**WHAT THIS TASK INVOLVES**
Take the records below from their first line to the line with "import pandas as pd", and restate those lines word for word.

**STORED DATA**
····················

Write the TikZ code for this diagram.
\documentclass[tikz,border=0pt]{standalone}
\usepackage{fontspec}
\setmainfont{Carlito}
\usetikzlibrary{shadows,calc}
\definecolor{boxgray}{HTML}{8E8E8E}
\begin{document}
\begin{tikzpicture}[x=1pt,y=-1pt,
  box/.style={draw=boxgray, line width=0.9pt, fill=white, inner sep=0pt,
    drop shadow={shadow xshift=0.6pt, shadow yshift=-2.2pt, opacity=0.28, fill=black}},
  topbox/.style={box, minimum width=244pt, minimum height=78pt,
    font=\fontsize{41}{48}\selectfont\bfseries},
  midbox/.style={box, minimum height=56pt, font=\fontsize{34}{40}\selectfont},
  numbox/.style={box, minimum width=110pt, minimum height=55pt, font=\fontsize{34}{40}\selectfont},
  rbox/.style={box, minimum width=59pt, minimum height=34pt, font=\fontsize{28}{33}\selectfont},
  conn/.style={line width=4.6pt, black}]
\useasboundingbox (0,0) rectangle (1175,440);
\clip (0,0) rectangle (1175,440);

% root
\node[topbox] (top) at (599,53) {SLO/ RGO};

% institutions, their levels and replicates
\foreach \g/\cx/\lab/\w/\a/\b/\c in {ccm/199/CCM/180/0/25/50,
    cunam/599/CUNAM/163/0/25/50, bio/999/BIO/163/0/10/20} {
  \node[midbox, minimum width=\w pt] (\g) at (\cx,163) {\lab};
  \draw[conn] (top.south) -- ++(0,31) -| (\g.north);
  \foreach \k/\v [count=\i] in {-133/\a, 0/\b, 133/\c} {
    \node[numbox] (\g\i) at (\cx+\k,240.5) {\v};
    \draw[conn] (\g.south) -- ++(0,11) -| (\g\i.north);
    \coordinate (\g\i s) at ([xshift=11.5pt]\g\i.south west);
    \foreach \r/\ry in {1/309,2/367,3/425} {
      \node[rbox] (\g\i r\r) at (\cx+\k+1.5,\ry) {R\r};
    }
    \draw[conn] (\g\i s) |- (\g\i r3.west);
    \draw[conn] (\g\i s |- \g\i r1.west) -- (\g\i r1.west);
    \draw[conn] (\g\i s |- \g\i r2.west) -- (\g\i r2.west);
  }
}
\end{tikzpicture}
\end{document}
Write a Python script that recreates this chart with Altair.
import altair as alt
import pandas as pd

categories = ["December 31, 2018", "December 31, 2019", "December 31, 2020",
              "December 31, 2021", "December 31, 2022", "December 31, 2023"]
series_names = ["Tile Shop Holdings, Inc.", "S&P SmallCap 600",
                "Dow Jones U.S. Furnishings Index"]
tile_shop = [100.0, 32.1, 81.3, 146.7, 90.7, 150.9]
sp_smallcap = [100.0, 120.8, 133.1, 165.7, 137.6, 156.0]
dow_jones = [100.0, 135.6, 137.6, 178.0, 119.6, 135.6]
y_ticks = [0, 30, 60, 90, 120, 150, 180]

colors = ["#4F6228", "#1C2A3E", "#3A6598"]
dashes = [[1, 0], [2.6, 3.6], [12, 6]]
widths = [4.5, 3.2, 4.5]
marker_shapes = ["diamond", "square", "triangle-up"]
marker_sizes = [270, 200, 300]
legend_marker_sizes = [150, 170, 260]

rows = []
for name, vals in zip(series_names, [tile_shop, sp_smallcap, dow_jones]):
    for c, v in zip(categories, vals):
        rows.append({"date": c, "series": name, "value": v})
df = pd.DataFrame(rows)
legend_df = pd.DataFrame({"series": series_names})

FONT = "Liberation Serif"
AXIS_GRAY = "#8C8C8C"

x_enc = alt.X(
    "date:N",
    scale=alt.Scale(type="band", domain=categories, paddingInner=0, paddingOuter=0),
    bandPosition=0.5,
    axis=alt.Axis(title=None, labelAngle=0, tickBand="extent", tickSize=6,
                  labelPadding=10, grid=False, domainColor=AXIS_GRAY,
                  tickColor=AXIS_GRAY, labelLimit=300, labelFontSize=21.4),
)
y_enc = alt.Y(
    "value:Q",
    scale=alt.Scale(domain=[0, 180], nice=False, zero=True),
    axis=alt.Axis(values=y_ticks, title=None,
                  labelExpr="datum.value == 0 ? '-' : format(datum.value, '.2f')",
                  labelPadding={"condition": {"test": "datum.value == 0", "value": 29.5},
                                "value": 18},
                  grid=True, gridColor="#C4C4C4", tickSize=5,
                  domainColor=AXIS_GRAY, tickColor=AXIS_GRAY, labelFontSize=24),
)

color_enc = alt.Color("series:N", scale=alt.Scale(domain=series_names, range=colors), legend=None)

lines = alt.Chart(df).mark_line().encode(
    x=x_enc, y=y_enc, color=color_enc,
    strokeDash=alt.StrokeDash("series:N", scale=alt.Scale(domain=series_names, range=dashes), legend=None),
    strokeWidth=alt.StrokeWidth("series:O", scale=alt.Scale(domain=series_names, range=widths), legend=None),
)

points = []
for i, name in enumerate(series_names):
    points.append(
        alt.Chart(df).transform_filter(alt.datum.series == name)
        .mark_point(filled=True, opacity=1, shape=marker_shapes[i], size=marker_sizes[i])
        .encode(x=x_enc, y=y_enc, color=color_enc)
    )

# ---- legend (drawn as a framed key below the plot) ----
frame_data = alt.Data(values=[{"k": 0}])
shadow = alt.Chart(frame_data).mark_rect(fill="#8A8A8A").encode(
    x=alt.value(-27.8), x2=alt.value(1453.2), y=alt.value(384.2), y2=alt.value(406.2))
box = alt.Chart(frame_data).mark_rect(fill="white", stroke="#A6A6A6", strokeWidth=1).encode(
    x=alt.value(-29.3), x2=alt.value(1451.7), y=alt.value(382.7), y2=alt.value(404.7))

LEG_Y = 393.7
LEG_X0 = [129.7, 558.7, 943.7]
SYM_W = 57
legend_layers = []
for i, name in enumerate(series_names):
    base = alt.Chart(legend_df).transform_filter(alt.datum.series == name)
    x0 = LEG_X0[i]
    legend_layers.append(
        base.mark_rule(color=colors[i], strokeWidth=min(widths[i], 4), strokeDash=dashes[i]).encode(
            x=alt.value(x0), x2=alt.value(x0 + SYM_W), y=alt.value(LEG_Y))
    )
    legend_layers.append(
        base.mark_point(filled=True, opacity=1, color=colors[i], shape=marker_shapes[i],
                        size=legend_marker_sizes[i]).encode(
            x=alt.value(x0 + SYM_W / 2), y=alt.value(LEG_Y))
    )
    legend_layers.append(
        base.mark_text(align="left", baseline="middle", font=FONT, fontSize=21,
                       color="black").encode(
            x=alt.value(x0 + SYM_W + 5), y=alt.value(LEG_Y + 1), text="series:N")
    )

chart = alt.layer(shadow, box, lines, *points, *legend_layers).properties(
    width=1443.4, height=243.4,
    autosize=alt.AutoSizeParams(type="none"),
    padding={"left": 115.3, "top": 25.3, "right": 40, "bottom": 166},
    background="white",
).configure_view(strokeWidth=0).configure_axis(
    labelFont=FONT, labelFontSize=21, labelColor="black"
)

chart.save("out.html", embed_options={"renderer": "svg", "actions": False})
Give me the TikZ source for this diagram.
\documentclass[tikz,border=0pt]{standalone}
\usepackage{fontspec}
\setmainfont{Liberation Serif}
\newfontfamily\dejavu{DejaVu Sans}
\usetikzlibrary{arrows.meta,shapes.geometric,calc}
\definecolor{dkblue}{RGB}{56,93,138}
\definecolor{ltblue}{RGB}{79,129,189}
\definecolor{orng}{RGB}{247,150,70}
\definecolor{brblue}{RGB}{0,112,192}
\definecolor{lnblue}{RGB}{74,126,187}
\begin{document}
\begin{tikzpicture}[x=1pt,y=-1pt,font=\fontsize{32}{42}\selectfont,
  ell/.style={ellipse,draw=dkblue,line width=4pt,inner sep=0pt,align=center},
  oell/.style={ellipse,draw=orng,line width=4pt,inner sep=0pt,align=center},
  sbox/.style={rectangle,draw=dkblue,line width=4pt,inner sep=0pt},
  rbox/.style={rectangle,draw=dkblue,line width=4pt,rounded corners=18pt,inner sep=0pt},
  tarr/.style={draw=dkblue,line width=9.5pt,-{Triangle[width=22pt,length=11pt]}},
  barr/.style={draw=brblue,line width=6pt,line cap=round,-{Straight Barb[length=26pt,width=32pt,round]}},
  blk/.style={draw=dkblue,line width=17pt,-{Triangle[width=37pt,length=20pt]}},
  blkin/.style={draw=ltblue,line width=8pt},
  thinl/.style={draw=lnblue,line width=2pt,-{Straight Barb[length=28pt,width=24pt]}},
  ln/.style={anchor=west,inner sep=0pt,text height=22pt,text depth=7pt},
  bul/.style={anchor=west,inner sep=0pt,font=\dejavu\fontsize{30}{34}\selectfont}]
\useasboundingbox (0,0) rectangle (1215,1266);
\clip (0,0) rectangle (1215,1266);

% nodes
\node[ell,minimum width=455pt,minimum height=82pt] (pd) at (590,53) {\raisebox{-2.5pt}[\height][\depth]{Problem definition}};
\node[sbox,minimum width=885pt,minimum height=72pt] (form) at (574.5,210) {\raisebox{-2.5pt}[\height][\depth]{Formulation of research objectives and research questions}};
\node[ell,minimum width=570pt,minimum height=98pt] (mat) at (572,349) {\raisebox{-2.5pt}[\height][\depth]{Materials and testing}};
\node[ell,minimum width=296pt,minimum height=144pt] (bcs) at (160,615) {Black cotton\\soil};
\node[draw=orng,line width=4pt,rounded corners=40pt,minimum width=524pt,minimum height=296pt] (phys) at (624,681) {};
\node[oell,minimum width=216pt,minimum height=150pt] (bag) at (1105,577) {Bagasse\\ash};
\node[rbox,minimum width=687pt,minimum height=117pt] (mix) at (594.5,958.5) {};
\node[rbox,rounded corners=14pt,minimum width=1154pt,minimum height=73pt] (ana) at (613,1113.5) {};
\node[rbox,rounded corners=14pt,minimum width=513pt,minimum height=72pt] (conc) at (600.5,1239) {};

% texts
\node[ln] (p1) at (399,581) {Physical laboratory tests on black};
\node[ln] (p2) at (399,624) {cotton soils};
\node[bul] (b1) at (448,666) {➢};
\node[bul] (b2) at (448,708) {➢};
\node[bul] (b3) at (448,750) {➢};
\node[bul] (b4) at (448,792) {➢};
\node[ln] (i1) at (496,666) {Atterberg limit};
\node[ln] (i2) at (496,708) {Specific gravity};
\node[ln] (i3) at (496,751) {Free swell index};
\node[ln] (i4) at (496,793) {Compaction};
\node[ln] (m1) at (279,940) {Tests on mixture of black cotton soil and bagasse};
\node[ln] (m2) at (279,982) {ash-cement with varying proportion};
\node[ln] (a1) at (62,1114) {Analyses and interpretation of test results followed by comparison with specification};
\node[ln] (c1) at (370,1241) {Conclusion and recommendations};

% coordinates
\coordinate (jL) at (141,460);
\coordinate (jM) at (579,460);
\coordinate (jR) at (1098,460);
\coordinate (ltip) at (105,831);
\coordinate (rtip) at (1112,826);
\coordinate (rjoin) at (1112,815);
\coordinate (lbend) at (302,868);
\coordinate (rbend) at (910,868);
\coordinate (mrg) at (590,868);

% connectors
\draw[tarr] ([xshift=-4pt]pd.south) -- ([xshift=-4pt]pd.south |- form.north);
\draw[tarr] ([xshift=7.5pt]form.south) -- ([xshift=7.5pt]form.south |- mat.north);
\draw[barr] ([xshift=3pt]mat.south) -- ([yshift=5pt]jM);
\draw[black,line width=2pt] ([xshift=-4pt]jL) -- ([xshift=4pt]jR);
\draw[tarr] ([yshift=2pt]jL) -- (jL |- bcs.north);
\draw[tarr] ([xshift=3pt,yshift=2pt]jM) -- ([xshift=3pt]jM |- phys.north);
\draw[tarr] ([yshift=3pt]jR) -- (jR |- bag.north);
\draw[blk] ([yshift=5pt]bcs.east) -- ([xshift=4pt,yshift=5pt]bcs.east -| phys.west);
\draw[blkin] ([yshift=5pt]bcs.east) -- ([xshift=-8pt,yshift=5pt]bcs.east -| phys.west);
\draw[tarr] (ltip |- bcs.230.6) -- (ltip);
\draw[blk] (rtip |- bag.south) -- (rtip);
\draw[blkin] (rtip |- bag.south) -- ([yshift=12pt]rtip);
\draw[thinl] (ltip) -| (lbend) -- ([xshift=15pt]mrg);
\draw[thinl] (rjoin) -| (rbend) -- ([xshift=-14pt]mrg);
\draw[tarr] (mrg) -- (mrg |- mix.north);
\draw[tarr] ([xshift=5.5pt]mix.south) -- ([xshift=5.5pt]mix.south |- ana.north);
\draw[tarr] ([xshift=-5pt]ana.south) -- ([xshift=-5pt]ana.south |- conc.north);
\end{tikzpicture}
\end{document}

····················

**ANSWER IN FULL**
Write the TikZ code for this diagram.
\documentclass[tikz,border=0pt]{standalone}
\usepackage{fontspec}
\setmainfont{Carlito}
\usetikzlibrary{shadows,calc}
\definecolor{boxgray}{HTML}{8E8E8E}
\begin{document}
\begin{tikzpicture}[x=1pt,y=-1pt,
  box/.style={draw=boxgray, line width=0.9pt, fill=white, inner sep=0pt,
    drop shadow={shadow xshift=0.6pt, shadow yshift=-2.2pt, opacity=0.28, fill=black}},
  topbox/.style={box, minimum width=244pt, minimum height=78pt,
    font=\fontsize{41}{48}\selectfont\bfseries},
  midbox/.style={box, minimum height=56pt, font=\fontsize{34}{40}\selectfont},
  numbox/.style={box, minimum width=110pt, minimum height=55pt, font=\fontsize{34}{40}\selectfont},
  rbox/.style={box, minimum width=59pt, minimum height=34pt, font=\fontsize{28}{33}\selectfont},
  conn/.style={line width=4.6pt, black}]
\useasboundingbox (0,0) rectangle (1175,440);
\clip (0,0) rectangle (1175,440);

% root
\node[topbox] (top) at (599,53) {SLO/ RGO};

% institutions, their levels and replicates
\foreach \g/\cx/\lab/\w/\a/\b/\c in {ccm/199/CCM/180/0/25/50,
    cunam/599/CUNAM/163/0/25/50, bio/999/BIO/163/0/10/20} {
  \node[midbox, minimum width=\w pt] (\g) at (\cx,163) {\lab};
  \draw[conn] (top.south) -- ++(0,31) -| (\g.north);
  \foreach \k/\v [count=\i] in {-133/\a, 0/\b, 133/\c} {
    \node[numbox] (\g\i) at (\cx+\k,240.5) {\v};
    \draw[conn] (\g.south) -- ++(0,11) -| (\g\i.north);
    \coordinate (\g\i s) at ([xshift=11.5pt]\g\i.south west);
    \foreach \r/\ry in {1/309,2/367,3/425} {
      \node[rbox] (\g\i r\r) at (\cx+\k+1.5,\ry) {R\r};
    }
    \draw[conn] (\g\i s) |- (\g\i r3.west);
    \draw[conn] (\g\i s |- \g\i r1.west) -- (\g\i r1.west);
    \draw[conn] (\g\i s |- \g\i r2.west) -- (\g\i r2.west);
  }
}
\end{tikzpicture}
\end{document}
Write a Python script that recreates this chart with Altair.
import altair as alt
import pandas as pd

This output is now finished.